> [The exercise] Please transcribe the data below exactly. Leave the pictures out.
----- Material -----
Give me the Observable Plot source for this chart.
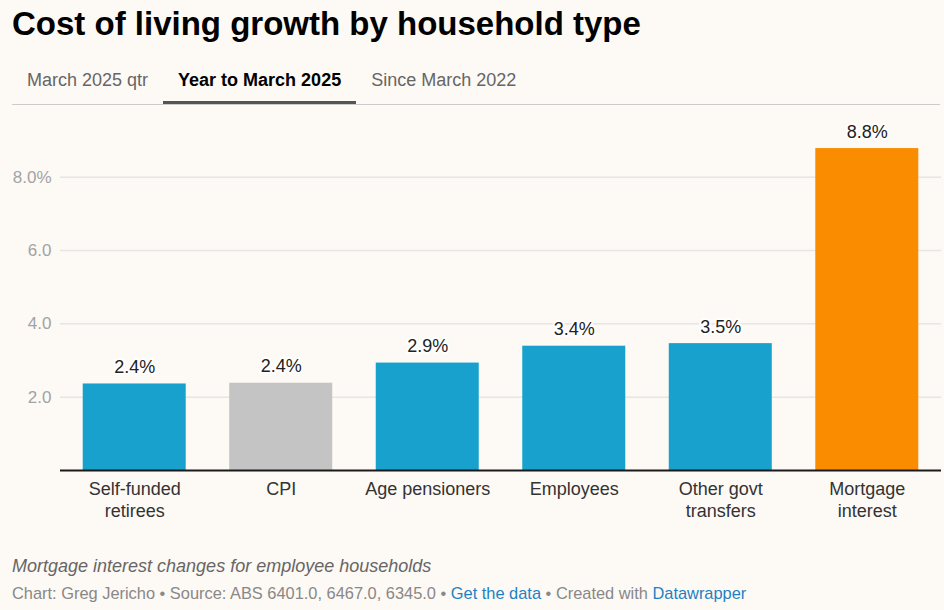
<!DOCTYPE html>
<html>
<head>
<meta charset="utf-8">
<script src="https://cdn.jsdelivr.net/npm/d3@7"></script>
<script src="https://cdn.jsdelivr.net/npm/@observablehq/plot@0.6"></script>
<style>
  html, body { margin: 0; padding: 0; background: #fdf9f5; }
  body { width: 944px; height: 610px; position: relative; overflow: hidden;
         font-family: "Liberation Sans", Arial, Helvetica, sans-serif; }
  #title { position: absolute; left: 12px; top: 7px; font-size: 33px; font-weight: bold;
           line-height: 33px; color: #000; white-space: nowrap; }
  #tabs { position: absolute; left: 12px; top: 66px; width: 928px; height: 38px;
          border-bottom: 1px solid #cccccc; display: flex; }
  .tab { padding: 0 15px; font-size: 18px; line-height: 28px; color: #666; height: 35px;
         box-sizing: border-box; white-space: nowrap; }
  .tab.active { color: #000; font-weight: bold; border-bottom: 3px solid #555; height: 38px; }
  #chart { position: absolute; left: 0; top: 110px; }
  #note { position: absolute; left: 12px; top: 555px; font-size: 18px; font-style: italic;
          color: #666; line-height: 22px; white-space: nowrap; }
  #credit { position: absolute; left: 12px; top: 583px; font-size: 16.4px; color: #888;
            line-height: 20px; white-space: nowrap; }
  #credit a { color: #1d81c4; text-decoration: none; }
</style>
</head>
<body>
<div id="title">Cost of living growth by household type</div>
<div id="tabs">
  <div class="tab">March 2025 qtr</div>
  <div class="tab active">Year to March 2025</div>
  <div class="tab">Since March 2022</div>
</div>
<div id="chart"></div>
<div id="note">Mortgage interest changes for employee households</div>
<div id="credit">Chart: Greg Jericho • Source: ABS 6401.0, 6467.0, 6345.0 • <a>Get the data</a> • Created with <a>Datawrapper</a></div>
<script>
// Data
const categories = ["Self-funded retirees", "CPI", "Age pensioners", "Employees", "Other govt transfers", "Mortgage interest"];
const axisLabels = ["Self-funded\nretirees", "CPI", "Age pensioners", "Employees", "Other govt\ntransfers", "Mortgage\ninterest"];
const values = [2.36, 2.38, 2.93, 3.39, 3.46, 8.78];
const valueLabels = ["2.4%", "2.4%", "2.9%", "3.4%", "3.5%", "8.8%"];
const groups = ["household", "cpi", "household", "household", "household", "mortgage"];
const yTicks = [2, 4, 6, 8];
const yTickLabels = ["2.0", "4.0", "6.0", "8.0%"];

const data = categories.map((c, i) => ({category: c, value: values[i], label: valueLabels[i], group: groups[i]}));

const chart = Plot.plot({
  width: 944,
  height: 420,
  marginLeft: 60,
  marginRight: 3,
  marginTop: 30,
  marginBottom: 60,
  style: {background: "transparent", fontFamily: "'Liberation Sans', Arial, Helvetica, sans-serif", fontSize: "18px", overflow: "visible"},
  x: {domain: categories, paddingInner: 0.297, paddingOuter: 0.155, round: false},
  y: {domain: [0, 9], range: [360, 30]},
  color: {domain: ["household", "cpi", "mortgage"], range: ["#18a1cd", "#c4c4c4", "#fa8c00"]},
  marks: [
    Plot.gridY(yTicks, {stroke: "#e6e6e6", strokeOpacity: 1, strokeWidth: 1.5}),
    Plot.axisY(yTicks, {tickSize: 0, tickPadding: 9, fontSize: 17, fill: "#a3a3a3",
      tickFormat: d => yTickLabels[yTicks.indexOf(d)], label: null}),
    Plot.barY(data, {x: "category", y: "value", fill: "group"}),
    Plot.ruleY([0], {stroke: "#1a1a1a", strokeWidth: 2}),
    Plot.text(data, {x: "category", y: "value", text: "label", lineAnchor: "bottom", dy: -11,
      fontSize: 18, fill: "#222", stroke: "#ffffff", strokeWidth: 4, paintOrder: "stroke"}),
    Plot.axisX({tickSize: 0, tickPadding: 10, fontSize: 18, fill: "#333", lineHeight: 1.17,
      tickFormat: d => axisLabels[categories.indexOf(d)], label: null})
  ]
});
document.getElementById("chart").appendChild(chart);
</script>
</body>
</html>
-----
> [Task solution]
Give me the Observable Plot source for this chart.
<!DOCTYPE html>
<html>
<head>
<meta charset="utf-8">
<script src="https://cdn.jsdelivr.net/npm/d3@7"></script>
<script src="https://cdn.jsdelivr.net/npm/@observablehq/plot@0.6"></script>
<style>
  html, body { margin: 0; padding: 0; background: #fdf9f5; }
  body { width: 944px; height: 610px; position: relative; overflow: hidden;
         font-family: "Liberation Sans", Arial, Helvetica, sans-serif; }
  #title { position: absolute; left: 12px; top: 7px; font-size: 33px; font-weight: bold;
           line-height: 33px; color: #000; white-space: nowrap; }
  #tabs { position: absolute; left: 12px; top: 66px; width: 928px; height: 38px;
          border-bottom: 1px solid #cccccc; display: flex; }
  .tab { padding: 0 15px; font-size: 18px; line-height: 28px; color: #666; height: 35px;
         box-sizing: border-box; white-space: nowrap; }
  .tab.active { color: #000; font-weight: bold; border-bottom: 3px solid #555; height: 38px; }
  #chart { position: absolute; left: 0; top: 110px; }
  #note { position: absolute; left: 12px; top: 555px; font-size: 18px; font-style: italic;
          color: #666; line-height: 22px; white-space: nowrap; }
  #credit { position: absolute; left: 12px; top: 583px; font-size: 16.4px; color: #888;
            line-height: 20px; white-space: nowrap; }
  #credit a { color: #1d81c4; text-decoration: none; }
</style>
</head>
<body>
<div id="title">Cost of living growth by household type</div>
<div id="tabs">
  <div class="tab">March 2025 qtr</div>
  <div class="tab active">Year to March 2025</div>
  <div class="tab">Since March 2022</div>
</div>
<div id="chart"></div>
<div id="note">Mortgage interest changes for employee households</div>
<div id="credit">Chart: Greg Jericho • Source: ABS 6401.0, 6467.0, 6345.0 • <a>Get the data</a> • Created with <a>Datawrapper</a></div>
<script>
// Data
const categories = ["Self-funded retirees", "CPI", "Age pensioners", "Employees", "Other govt transfers", "Mortgage interest"];
const axisLabels = ["Self-funded\nretirees", "CPI", "Age pensioners", "Employees", "Other govt\ntransfers", "Mortgage\ninterest"];
const values = [2.36, 2.38, 2.93, 3.39, 3.46, 8.78];
const valueLabels = ["2.4%", "2.4%", "2.9%", "3.4%", "3.5%", "8.8%"];
const groups = ["household", "cpi", "household", "household", "household", "mortgage"];
const yTicks = [2, 4, 6, 8];
const yTickLabels = ["2.0", "4.0", "6.0", "8.0%"];

const data = categories.map((c, i) => ({category: c, value: values[i], label: valueLabels[i], group: groups[i]}));

const chart = Plot.plot({
  width: 944,
  height: 420,
  marginLeft: 60,
  marginRight: 3,
  marginTop: 30,
  marginBottom: 60,
  style: {background: "transparent", fontFamily: "'Liberation Sans', Arial, Helvetica, sans-serif", fontSize: "18px", overflow: "visible"},
  x: {domain: categories, paddingInner: 0.297, paddingOuter: 0.155, round: false},
  y: {domain: [0, 9], range: [360, 30]},
  color: {domain: ["household", "cpi", "mortgage"], range: ["#18a1cd", "#c4c4c4", "#fa8c00"]},
  marks: [
    Plot.gridY(yTicks, {stroke: "#e6e6e6", strokeOpacity: 1, strokeWidth: 1.5}),
    Plot.axisY(yTicks, {tickSize: 0, tickPadding: 9, fontSize: 17, fill: "#a3a3a3",
      tickFormat: d => yTickLabels[yTicks.indexOf(d)], label: null}),
    Plot.barY(data, {x: "category", y: "value", fill: "group"}),
    Plot.ruleY([0], {stroke: "#1a1a1a", strokeWidth: 2}),
    Plot.text(data, {x: "category", y: "value", text: "label", lineAnchor: "bottom", dy: -11,
      fontSize: 18, fill: "#222", stroke: "#ffffff", strokeWidth: 4, paintOrder: "stroke"}),
    Plot.axisX({tickSize: 0, tickPadding: 10, fontSize: 18, fill: "#333", lineHeight: 1.17,
      tickFormat: d => axisLabels[categories.indexOf(d)], label: null})
  ]
});
document.getElementById("chart").appendChild(chart);
</script>
</body>
</html>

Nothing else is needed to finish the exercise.